Friends of the Woodley House were treated to an advanced screening of the popular musical.
By Laura Wainman
Since its founding in 1958, the Woodley House has taken an innovative approach to mental health recovery, by housing patients in a community-based environment. Thus, it should come as no surprise that the institution takes a nontraditional approach to fundraising as well. For the last 16 years, Woodley House has hosted an advanced screening of a popular film and uses proceeds from ticket sales to fund their programs assisting mentally ill adults.
This year’s screening was of Universal Pictures’ “Les Misérables” – directed by Tom Hooper and starring Hugh Jackman, Anne Hathaway and Russell Crowe.
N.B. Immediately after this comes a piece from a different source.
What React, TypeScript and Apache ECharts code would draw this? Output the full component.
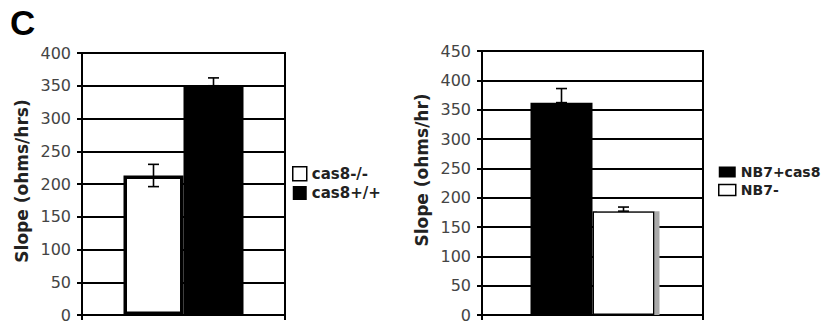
import React, { useEffect, useRef } from "react";
import * as echarts from "echarts";

// ---- data ----
const CATEGORIES = [""];
const LEFT_TICKS_MAX = 400;
const RIGHT_TICKS_MAX = 450;
const TICK_STEP = 50;

const LEFT_NAMES = ["cas8-/-", "cas8+/+"];
const leftKO = [213];
const leftWT = [350];
// [low, high] of error bars per series
const leftKOErr = [196, 230];
const leftWTErr = [350, 362];

const RIGHT_NAMES = ["NB7+cas8", "NB7-"];
const rightCas8 = [362];
const rightNB7 = [177];
const rightCas8Err = [362, 386];
const rightNB7Err = [177, 184];

const LEFT_YLABEL = "Slope (ohms/hrs)";
const RIGHT_YLABEL = "Slope (ohms/hr)";
const PANEL_LABEL = "C";

const BAR_W_LEFT = 60;
const BAR_W_RIGHT = 62;

const FONT = "DejaVu Sans";

function errorSeries(name: string, gridIdx: number, barW: number, rows: number[][]) {
  return {
    type: "custom",
    name,
    xAxisIndex: gridIdx,
    yAxisIndex: gridIdx,
    z: 5,
    data: rows,
    encode: { x: 0, y: [2, 3] },
    renderItem: (params: any, api: any) => {
      const cat = api.value(0);
      const slot = api.value(1);
      const lo = api.value(2);
      const hi = api.value(3);
      const p0 = api.coord([cat, lo]);
      const p1 = api.coord([cat, hi]);
      const x = p0[0] + (slot === 0 ? -barW / 2 : barW / 2);
      const cap = 5.5;
      const style = { stroke: "#000", lineWidth: 1.6 };
      const children: any[] = [
        { type: "line", shape: { x1: x, y1: p0[1], x2: x, y2: p1[1] }, style },
        { type: "line", shape: { x1: x - cap, y1: p1[1], x2: x + cap, y2: p1[1] }, style },
      ];
      if (lo !== hi) {
        children.push({ type: "line", shape: { x1: x - cap, y1: p0[1], x2: x + cap, y2: p0[1] }, style });
      }
      return { type: "group", children };
    },
  };
}

function yAxis(gridIndex: number, max: number, name: string, nameGap: number, shiftUp: number) {
  return {
    type: "value",
    gridIndex,
    min: 0,
    max,
    interval: TICK_STEP,
    name,
    nameLocation: "middle",
    nameRotate: 90,
    nameGap,
    nameTextStyle: {
      fontFamily: FONT,
      fontWeight: "bold",
      fontSize: 17,
      color: "#222",
      padding: [0, 0, 0, shiftUp * 2],
    },
    axisLine: { show: true, lineStyle: { color: "#000", width: 2 } },
    axisTick: { show: true, length: 5, lineStyle: { color: "#000", width: 2 } },
    axisLabel: { fontFamily: FONT, fontSize: 16, color: "#444", margin: 11 },
    splitLine: { show: true, lineStyle: { color: "#000", width: 2 } },
  };
}

function xAxis(gridIndex: number) {
  return {
    type: "category",
    gridIndex,
    data: CATEGORIES,
    axisLine: { show: true, lineStyle: { color: "#000", width: 2 } },
    axisTick: { show: true, length: 5, lineStyle: { color: "#000", width: 2 } },
    axisLabel: { show: false },
  };
}

export default function App() {
  const ref = useRef<HTMLDivElement>(null);
  useEffect(() => {
    if (!ref.current) return;
    const chart = echarts.init(ref.current, undefined, { renderer: "svg" });
    const whiteLegend = { color: "#fff", borderColor: "#000", borderWidth: 1.5 };
    chart.setOption({
      animation: false,
      backgroundColor: "#fff",
      grid: [
        { left: 82, top: 53, width: 203, height: 262, show: true, borderColor: "#000", borderWidth: 2, backgroundColor: "transparent" },
        { left: 482, top: 51, width: 221, height: 264, show: true, borderColor: "#000", borderWidth: 2, backgroundColor: "transparent" },
      ],
      xAxis: [xAxis(0), xAxis(1)],
      yAxis: [
        yAxis(0, LEFT_TICKS_MAX, LEFT_YLABEL, 52, 3),
        yAxis(1, RIGHT_TICKS_MAX, RIGHT_YLABEL, 52, 13),
      ],
      legend: [
        {
          left: 292,
          top: 166,
          padding: 0,
          orient: "vertical",
          itemWidth: 14,
          itemHeight: 14,
          itemGap: 4,
          icon: "rect",
          textStyle: { fontFamily: FONT, fontWeight: "bold", fontSize: 15, color: "#222" },
          data: [
            { name: LEFT_NAMES[0], itemStyle: whiteLegend },
            { name: LEFT_NAMES[1] },
          ],
        },
        {
          left: 718,
          top: 165,
          padding: 0,
          orient: "vertical",
          itemWidth: 17,
          itemHeight: 11,
          itemGap: 4,
          icon: "rect",
          textStyle: { fontFamily: FONT, fontWeight: "bold", fontSize: 14, color: "#222" },
          data: [
            { name: RIGHT_NAMES[0] },
            { name: RIGHT_NAMES[1], itemStyle: whiteLegend },
          ],
        },
      ],
      graphic: [
        {
          type: "text",
          left: 10,
          top: 5,
          style: { text: PANEL_LABEL, fontFamily: "Liberation Sans", fontWeight: "bold", fontSize: 35, fill: "#000" },
        },
      ],
      series: [
        {
          type: "bar",
          name: LEFT_NAMES[0],
          xAxisIndex: 0,
          yAxisIndex: 0,
          data: leftKO,
          barWidth: BAR_W_LEFT,
          barGap: "0%",
          itemStyle: { color: "#fff", borderColor: "#000", borderWidth: 3.5 },
        },
        {
          type: "bar",
          name: LEFT_NAMES[1],
          xAxisIndex: 0,
          yAxisIndex: 0,
          data: leftWT,
          barWidth: BAR_W_LEFT,
          barGap: "0%",
          itemStyle: { color: "#000" },
        },
        {
          type: "bar",
          name: RIGHT_NAMES[0],
          xAxisIndex: 1,
          yAxisIndex: 1,
          data: rightCas8,
          barWidth: BAR_W_RIGHT,
          barGap: "0%",
          itemStyle: { color: "#000" },
        },
        {
          type: "bar",
          name: RIGHT_NAMES[1],
          xAxisIndex: 1,
          yAxisIndex: 1,
          data: rightNB7,
          barWidth: BAR_W_RIGHT,
          barGap: "0%",
          itemStyle: {
            color: "#fff",
            borderColor: "#000",
            borderWidth: 1.5,
            shadowColor: "#aaa",
            shadowOffsetX: 5,
            shadowOffsetY: 0,
            shadowBlur: 0,
          },
        },
        errorSeries("err-left", 0, BAR_W_LEFT, [
          [0, 0, leftKOErr[0], leftKOErr[1]],
          [0, 1, leftWTErr[0], leftWTErr[1]],
        ]),
        errorSeries("err-right", 1, BAR_W_RIGHT, [
          [0, 0, rightCas8Err[0], rightCas8Err[1]],
          [0, 1, rightNB7Err[0], rightNB7Err[1]],
        ]),
      ],
    });
    return () => chart.dispose();
  }, []);
  return (
    <div
      ref={ref}
      style={{ position: "fixed", left: 0, top: 0, width: 822, height: 328, background: "#fff" }}
    />
  );
}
A favorite seasonal event in Washington, the guest list was riddled with A-list names, such as Congresswoman Jane Harman, Matthew and Anne Cafritz, Ambassador Elizabeth Frawley Bagley and Mary Margaret Valenti.The evening began with a buffet reception and open bar at Pulpo in Cleveland Park. Guests nibbled on appetizers from sesame-crusted tuna skewers to butternut squash tarts, braised beef lettuce wraps, brownie cheesecake bites and more. Around 7:15, guests began to migrate across the street to the AMC Loews Uptown Theater to take their seats.
Before the widely-anticipated film screening began, guests had the honor of hearing from Dr. Kay Redfield Jamison, who was this year’s Donald A. Brown Rose Award recipient for her “strong leadership in mental health recovery and longtime support of Woodley House.” Dr. Jamison is the inaugural Dalio Family Professor of Mood Disorders at Johns Hopkins School of Medicine, and her work in the mental health field is personal as she has struggled with psychosis since age 17.
“Woodley House is one of Washington’s life-giving but unsung monuments. It is easy for communities to turn their back on those with mental illness, but Woodley House never does. And I always tell young people struggling with mental illness that it may be a bad disease to get, but now is a great time to get it,” said Dr.
Jamison referring to the strides made in fighting the disease thanks in large part to institutions like Woodley House.
NBC foreign affairs correspondent Andrea Mitchell acted as master of ceremonies, presenting the Rose Award to Dr. Jamison.
Following the award presentation, the audience sat with rapt attention and utter silence, save for a few sniffles, for two hours and 40-minutes as the misery of Fantine, Jean Valjean, Cosette, Éponine and the rest of the destitute Frenchmen played out on the big screen.
The only laughs came at the expense of Monsieur and Madame Thénardier- innkeepers whose common thievery and one-liners provide moments of sparse comic relief in an otherwise grief-ridden film.
Les Misérables arrives in theaters on December 25.